Late Nights at The Rex: Musings About a Unique Toronto Venue
As far as mottos go, The Rex Hotel Jazz and Blues Bar prefers to keep it simple. “More Great Jazz than anywhere else, all the time!” is their commitment. They honour it very well, and especially now as we return to a world of late-night drinks and live jazz. Having just reopened, The Rex has caught the attention of many a music lover yearning for a night of musical whimsy. And they’ve prepared well for it, too: the unmistakable venue has invested in all the modern equipment necessary. Their stage boasts floor-to-ceiling glass walls to ensure a barrier between musician and audience, and they are certainly taking full advantage of the outdoor patio craze of summer 2021.

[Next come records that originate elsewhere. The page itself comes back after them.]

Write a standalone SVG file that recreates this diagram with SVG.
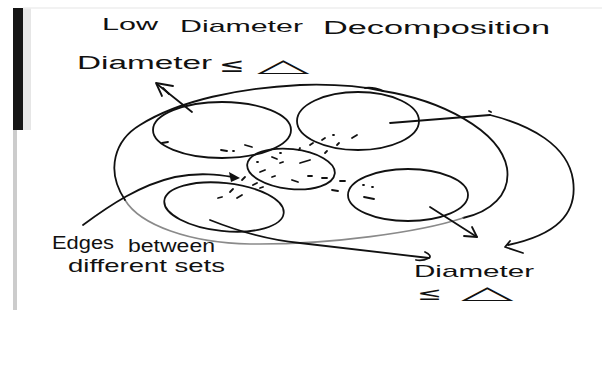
<svg xmlns="http://www.w3.org/2000/svg" width="602" height="385" viewBox="0 0 602 385">
<style>
.ink{fill:none;stroke:#111;stroke-width:1.8;stroke-linecap:round;stroke-linejoin:round}
.gray{fill:none;stroke:#8a8a8a;stroke-width:1.6;stroke-linecap:round}
.d{stroke:#111;stroke-width:1.8;stroke-linecap:round}
.t{font-family:"Liberation Sans","DejaVu Sans",sans-serif;fill:#111}
.sym{font-family:"DejaVu Sans",sans-serif;fill:#111}
</style>
<rect width="602" height="385" fill="#fff"/>
<g id="page-edge">
<rect x="13" y="8" width="10" height="122" fill="#151515"/>
<rect x="23" y="8" width="8" height="122" fill="#e6e6e6"/>
<rect x="13" y="130" width="4" height="180" fill="#cccccc"/>
<line x1="23" y1="8" x2="602" y2="8" stroke="#eeeeee" stroke-width="1.5"/>
</g>
<g id="title">
<text class="t" x="102" y="30" font-size="17" textLength="56" lengthAdjust="spacingAndGlyphs">Low</text>
<text class="t" x="180" y="32" font-size="17" textLength="123" lengthAdjust="spacingAndGlyphs">Diameter</text>
<text class="t" x="323" y="34" font-size="18" textLength="227" lengthAdjust="spacingAndGlyphs">Decomposition</text>
</g>
<g id="label-top">
<text class="t" x="77" y="69" font-size="18" textLength="135" lengthAdjust="spacingAndGlyphs">Diameter</text>
<text class="sym" font-size="22" transform="translate(219,72) scale(1.4,0.9)">≤</text>
<text class="sym" font-size="18" transform="translate(257,72) scale(3.8,1)">△</text>
</g>
<g id="label-edges">
<text class="t" x="52" y="249" font-size="18" textLength="62" lengthAdjust="spacingAndGlyphs">Edges</text>
<text class="t" x="128" y="252" font-size="18" textLength="87" lengthAdjust="spacingAndGlyphs">between</text>
<text class="t" x="68" y="272" font-size="19" textLength="157" lengthAdjust="spacingAndGlyphs">different sets</text>
</g>
<g id="label-bottom">
<text class="t" x="414" y="277" font-size="17" textLength="120" lengthAdjust="spacingAndGlyphs">Diameter</text>
<text class="sym" font-size="20" transform="translate(417,300) scale(1.5,0.9)">≤</text>
<text class="sym" font-size="18" transform="translate(461,299) scale(3.8,1)">△</text>
</g>
<g id="outer-set">
<path class="ink" d="M365,88 C372,87 380,89 383,91 C440,100 500,130 507,168 C511,195 490,212 463,218"/>
<path class="gray" d="M463,218 C420,232 330,245 250,244 C190,243 140,225 125,200"/>
<path class="ink" d="M125,200 C105,170 115,140 140,125 C180,100 240,88 300,85 C330,84 360,86 383,91"/>
</g>
<g id="set-top-left"><ellipse class="ink" cx="222" cy="130" rx="69" ry="28"/></g>
<g id="set-top-right"><ellipse class="ink" cx="358" cy="121" rx="61" ry="29"/></g>
<g id="set-middle"><ellipse class="ink" cx="291" cy="169" rx="44" ry="20" transform="rotate(6 291 169)"/></g>
<g id="set-bottom-left"><ellipse class="ink" cx="224" cy="207" rx="60" ry="24" transform="rotate(6 224 207)"/></g>
<g id="set-right"><ellipse class="ink" cx="408" cy="195" rx="60" ry="26"/></g>
<g id="cross-edges">
<line class="d" x1="245" y1="145" x2="252" y2="147"/>
<line class="d" x1="221" y1="150" x2="227" y2="151"/>
<line class="d" x1="233" y1="151" x2="234" y2="151"/>
<line class="d" x1="162" y1="143" x2="168" y2="142"/>
<line class="d" x1="272" y1="157" x2="277" y2="159"/>
<line class="d" x1="280" y1="153" x2="281" y2="153"/>
<line class="d" x1="299" y1="150" x2="300" y2="148"/>
<line class="d" x1="310" y1="145" x2="313" y2="143"/>
<line class="d" x1="322" y1="140" x2="325" y2="138"/>
<line class="d" x1="333" y1="135" x2="334" y2="135"/>
<line class="d" x1="352" y1="138" x2="357" y2="135"/>
<line class="d" x1="337" y1="145" x2="339" y2="143"/>
<line class="d" x1="325" y1="153" x2="327" y2="151"/>
<line class="d" x1="300" y1="163" x2="310" y2="160"/>
<line class="d" x1="257" y1="162" x2="258" y2="162"/>
<line class="d" x1="260" y1="172" x2="265" y2="170"/>
<line class="d" x1="280" y1="163" x2="283" y2="162"/>
<line class="d" x1="272" y1="177" x2="275" y2="176"/>
<line class="d" x1="292" y1="180" x2="298" y2="182"/>
<line class="d" x1="308" y1="176" x2="312" y2="176"/>
<line class="d" x1="322" y1="178" x2="327" y2="178"/>
<line class="d" x1="340" y1="181" x2="345" y2="181"/>
<line class="d" x1="332" y1="190" x2="338" y2="191"/>
<line class="d" x1="242" y1="180" x2="245" y2="177"/>
<line class="d" x1="253" y1="185" x2="257" y2="183"/>
<line class="d" x1="260" y1="188" x2="263" y2="187"/>
<line class="d" x1="230" y1="192" x2="233" y2="189"/>
<line class="d" x1="218" y1="198" x2="222" y2="197"/>
<line class="d" x1="237" y1="198" x2="242" y2="195"/>
<line class="d" x1="363" y1="185" x2="364" y2="185"/>
<line class="d" x1="372" y1="187" x2="373" y2="187"/>
<line class="d" x1="364" y1="197" x2="374" y2="199"/>
</g>
<g id="connectors">
<path class="ink" d="M192,112 L157,84"/>
<polyline class="ink" points="173,86 156,83 162,96"/>
<line class="ink" x1="163" y1="88" x2="169" y2="94"/>
<path class="ink" d="M390,123 L490,115"/>
<line class="d" x1="489" y1="111" x2="491" y2="112"/>
<path class="ink" d="M490,115 C530,125 568,145 573,180 C578,215 555,235 508,245"/>
<polyline class="ink" points="510,241 505,247 523,253"/>
<path class="ink" d="M430,207 L477,237"/>
<polyline class="ink" points="472,227 477,237 464,236"/>
<path class="ink" d="M210,220 C240,232 270,240 300,243 C350,249 400,255 429,258"/>
<path class="ink" d="M425,252 C430,254 431,257 429,258 C425,260 420,261 416,260"/>
<path class="ink" d="M83,225 C110,205 140,185 175,177 C200,172 220,175 233,177"/>
<polygon points="240,178 229,172 231,182" fill="#111"/>
</g>
</svg>
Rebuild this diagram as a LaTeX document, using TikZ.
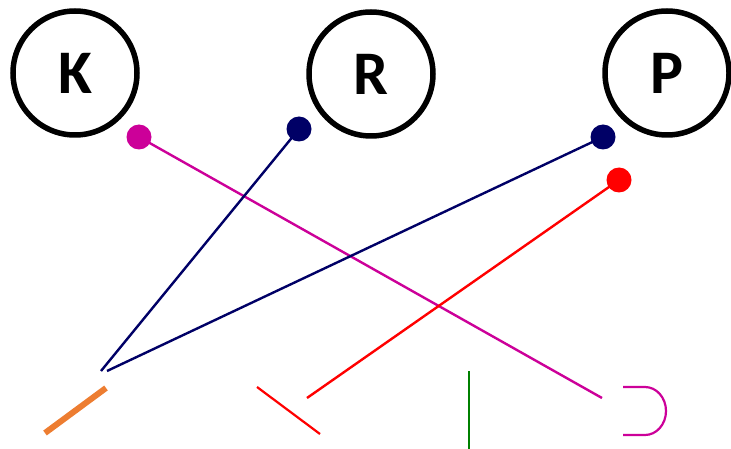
\documentclass[tikz,border=0pt]{standalone}
\usepackage{fontspec}
\setmainfont{Carlito}
\definecolor{navy}{RGB}{0,0,102}
\definecolor{mag}{RGB}{204,0,153}
\definecolor{orng}{RGB}{237,125,49}
\definecolor{grn}{RGB}{0,128,0}
\begin{document}
\begin{tikzpicture}[x=1pt,y=-1pt,
  big/.style={circle,draw=black,line width=5.5pt,minimum size=124pt,inner sep=0pt,font=\bfseries\fontsize{62}{62}\selectfont},
  dot/.style={circle,inner sep=0pt,minimum size=25pt},
  wire/.style={line width=2.4pt}]
\useasboundingbox (0,0) rectangle (731,449);
\node[big] (K) at (75,73) {K};
\node[big] (R) at (371,74) {R};
\node[big] (P) at (667,73) {P};
\node[dot,fill=mag] (d1) at (139,137) {};
\node[dot,fill=navy] (d2) at (299,129) {};
\node[dot,fill=navy] (d3) at (603,137) {};
\node[dot,fill=red] (d4) at (619,180) {};
\coordinate (e1) at (602,398);
\coordinate (e2) at (101,371);
\coordinate (e3) at (107,371);
\coordinate (e4) at (307,398);
\draw[wire,mag] (d1.center) -- (e1);
\draw[wire,navy] (d2.center) -- (e2);
\draw[wire,navy] (d3.center) -- (e3);
\draw[wire,red] (d4.center) -- (e4);
\coordinate (o1) at (45,433); \coordinate (o2) at (106,388);
\draw[orng,line width=6pt] (o1) -- (o2);
\coordinate (r1) at (257,387); \coordinate (r2) at (320,434);
\draw[red,line width=2.2pt] (r1) -- (r2);
\coordinate (g1) at (469,371); \coordinate (g2) at (469,449);
\draw[grn,line width=2.2pt] (g1) -- (g2);
\coordinate (m1) at (623,387);
\draw[mag,line width=2.2pt] (m1) -- (645,387) arc[start angle=90,end angle=-90,x radius=21pt,y radius=24pt] -- (623,435);
\end{tikzpicture}
\end{document}
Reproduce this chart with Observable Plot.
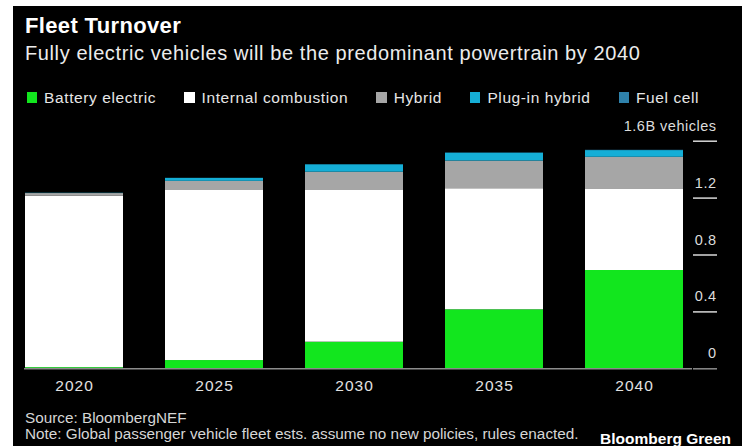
<!DOCTYPE html>
<html><head><meta charset="utf-8">
<script src="https://cdn.jsdelivr.net/npm/d3@7"></script>
<script src="https://cdn.jsdelivr.net/npm/@observablehq/plot@0.6"></script>
<style>
html,body{margin:0;padding:0;background:#fff;width:742px;height:446px;overflow:hidden;}
#wrap{position:absolute;left:13px;top:6px;width:729px;height:440px;background:#000;overflow:hidden;font-family:"Liberation Sans",Arial,sans-serif;}
.title{position:absolute;left:12px;top:9.2px;font-size:22px;line-height:22px;font-weight:bold;color:#fff;letter-spacing:0.35px;white-space:nowrap;}
.subtitle{position:absolute;left:12px;top:37.1px;font-size:20px;line-height:20px;color:#ececec;letter-spacing:0.6px;white-space:nowrap;}
.legend{position:absolute;left:13.7px;top:83.6px;display:flex;font-size:15.5px;line-height:15.5px;color:#e6e6e6;letter-spacing:0.6px;white-space:nowrap;}
.legend .item{margin-right:28px;}
.legend .sw{display:inline-block;width:10.4px;height:10.4px;margin-right:7px;vertical-align:baseline;}
#chart{position:absolute;left:0;top:104px;}
#chart svg g[aria-label="x-axis tick label"]{font-size:15.5px;letter-spacing:1px;}
#chart svg g[aria-label="y-axis tick label"]{font-size:14.5px;letter-spacing:0.5px;}
.source{position:absolute;left:12px;top:404px;font-size:15.3px;line-height:16px;color:#d6d6d6;white-space:nowrap;}
.brand{position:absolute;right:11px;top:425px;font-size:15.5px;line-height:16px;font-weight:bold;color:#fff;white-space:nowrap;}
</style>
</head>
<body>
<div id="wrap">
  <div class="title">Fleet Turnover</div>
  <div class="subtitle">Fully electric vehicles will be the predominant powertrain by 2040</div>
  <div class="legend" id="legend"></div>
  <div id="chart"></div>
  <div class="source">Source: BloombergNEF<br>Note: Global passenger vehicle fleet ests. assume no new policies, rules enacted.</div>
  <div class="brand">Bloomberg Green</div>
</div>
<script>
const years = ["2020", "2025", "2030", "2035", "2040"];
const seriesNames = ["Battery electric", "Internal combustion", "Hybrid", "Plug-in hybrid", "Fuel cell"];
const seriesColors = ["#12e61e", "#ffffff", "#a6a6a6", "#15aed6", "#2f82ab"];
const batteryElectric = [0.008, 0.058, 0.187, 0.415, 0.691];
const internalCombustion = [1.205, 1.200, 1.071, 0.851, 0.574];
const hybrid = [0.019, 0.060, 0.124, 0.194, 0.222];
const plugInHybrid = [0.002, 0.021, 0.052, 0.056, 0.047];
const fuelCell = [0, 0, 0.001, 0.001, 0.002];
const yTicks = [0, 0.4, 0.8, 1.2, 1.6];
const yTickLabels = ["0", "0.4", "0.8", "1.2", "1.6B vehicles"];

const seriesValues = [batteryElectric, internalCombustion, hybrid, plugInHybrid, fuelCell];
const data = [];
seriesNames.forEach((s, i) => years.forEach((y, j) => data.push({year: y, series: s, value: seriesValues[i][j]})));

// legend
const legend = document.getElementById("legend");
seriesNames.forEach((s, i) => {
  const item = document.createElement("div");
  item.className = "item";
  const sw = document.createElement("span");
  sw.className = "sw";
  sw.style.background = seriesColors[i];
  item.appendChild(sw);
  item.appendChild(document.createTextNode(s));
  legend.appendChild(item);
});

const chart = Plot.plot({
  width: 729,
  height: 290,
  marginLeft: 11,
  marginRight: 50,
  marginTop: 30.7,
  marginBottom: 31.7,
  style: {background: "transparent", fontFamily: "Liberation Sans, Arial, sans-serif", fontSize: "14px", color: "#dcdcdc"},
  x: {domain: years, range: [11, 671], paddingInner: 0.3, paddingOuter: 0},
  y: {domain: [0, 1.6]},
  color: {domain: seriesNames, range: seriesColors},
  marks: [
    Plot.barY(data, {x: "year", y: "value", fill: "series", order: seriesNames}),
    Plot.ruleY([0], {stroke: "#8c8c8c", strokeWidth: 1.5}),
    Plot.axisY(yTicks.filter(d => d > 0), {anchor: "right", tickSize: 24, stroke: "#d8d8d8", strokeWidth: 1.5, tickFormat: () => "", label: null}),
    Plot.axisY([0], {anchor: "right", tickSize: 24, stroke: "#8c8c8c", strokeWidth: 1.5, tickFormat: () => "", label: null}),
    Plot.axisY(yTicks, {anchor: "right", tickSize: 0, tickPadding: 24, textAnchor: "end", lineAnchor: "bottom", dy: -10.5, tickFormat: d => yTickLabels[yTicks.indexOf(d)], fill: "#dcdcdc", label: null}),
    Plot.axisX({tickSize: 0, tickPadding: 11, fill: "#e2e2e2", label: null})
  ]
});
document.getElementById("chart").appendChild(chart);
</script>
</body></html>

On Monday, July 26, the Keith Barstow group kicked off the week with some smooth live tunes. With Keith on the drums, Ian on the horns, and David on the bass, they were the quintessential jazz trio, perfect to sip summer cocktails along to. They met at U of T and have been making music together ever since. All three seemed thrilled to finally be back in the music scene, and their fervour was clear in their performance. In fact, I daresay their stage presence as group easily made up for the plastic barriers separating them from the audience. They have little social media presence and tend not to advertise much, claiming they really do it for the love of music. This love of music may be all the advertising they need, because we sincerely recommend you go check out the Keith Barstow group next time they play The Rex.
The live music venue is known for its retro-chic décor, and of course, the infamous and by-now-beloved pillar in the middle of the dining area. It’s this unique modern-yet-historical charm that makes it so distinct – and so popular as a late-night hangout spot. For many years it’s been a central venue for the TD jazz festival. Why wouldn’t it be, given that it’s such a household name? Believe it or not, though, The Rex started out from seriously humble roots.
In 1960, Bob Ross bought out the cute but unremarkable United Clothing Store and converted it into an expanded bar, which quickly attracted an audience. Around 20 years later, as Queen Street West became increasingly hip, Ross realized that he had better keep up with the times if he wanted to boast a poppin’ venue for local clientele. Initially he hosted mainly pro-alt-country and rockabilly music, genres that are scarcely recognizable today. But all that was soon to change.
In the early days of the venue, Bob Ross would shut down early, go to the nearby jazz bar Bourbon Street & Basement Street, and chillax with the musicians till the early hours of the night. Eventually they started showing up at the Rex between sets – mostly for the bargain drinks. So it was a combination of sociability and business savvy (read: cheap beer) that lay down the roots of The Rex as we know it today.
One seemingly ordinary night, Canadian saxophonist DT Thompson was playing down the street. After a set, the jazz musician strutted in casually, playing “When The Saints Go Marching In” while prancing around the bar. Eventually he found his way to the bar, and requested a rye and coke for his impromptu entertainment. Ross was seemingly more amused than anything, because from that day forward the venue has been known predominantly for its jazz and blues shows.
The bar has been renovated many times over the years, but none of the changes have modernized it so much as to take away its characteristic and unmistakable Old Toronto feel. The bar is still owned by Bob Ross, and now he has his grandson Avi around to manage it with him. Tom Tytel took over booking in the 90s, and he’s been the go-to guy ever since. The Rex may be a bar, but it seems to be equal parts a family.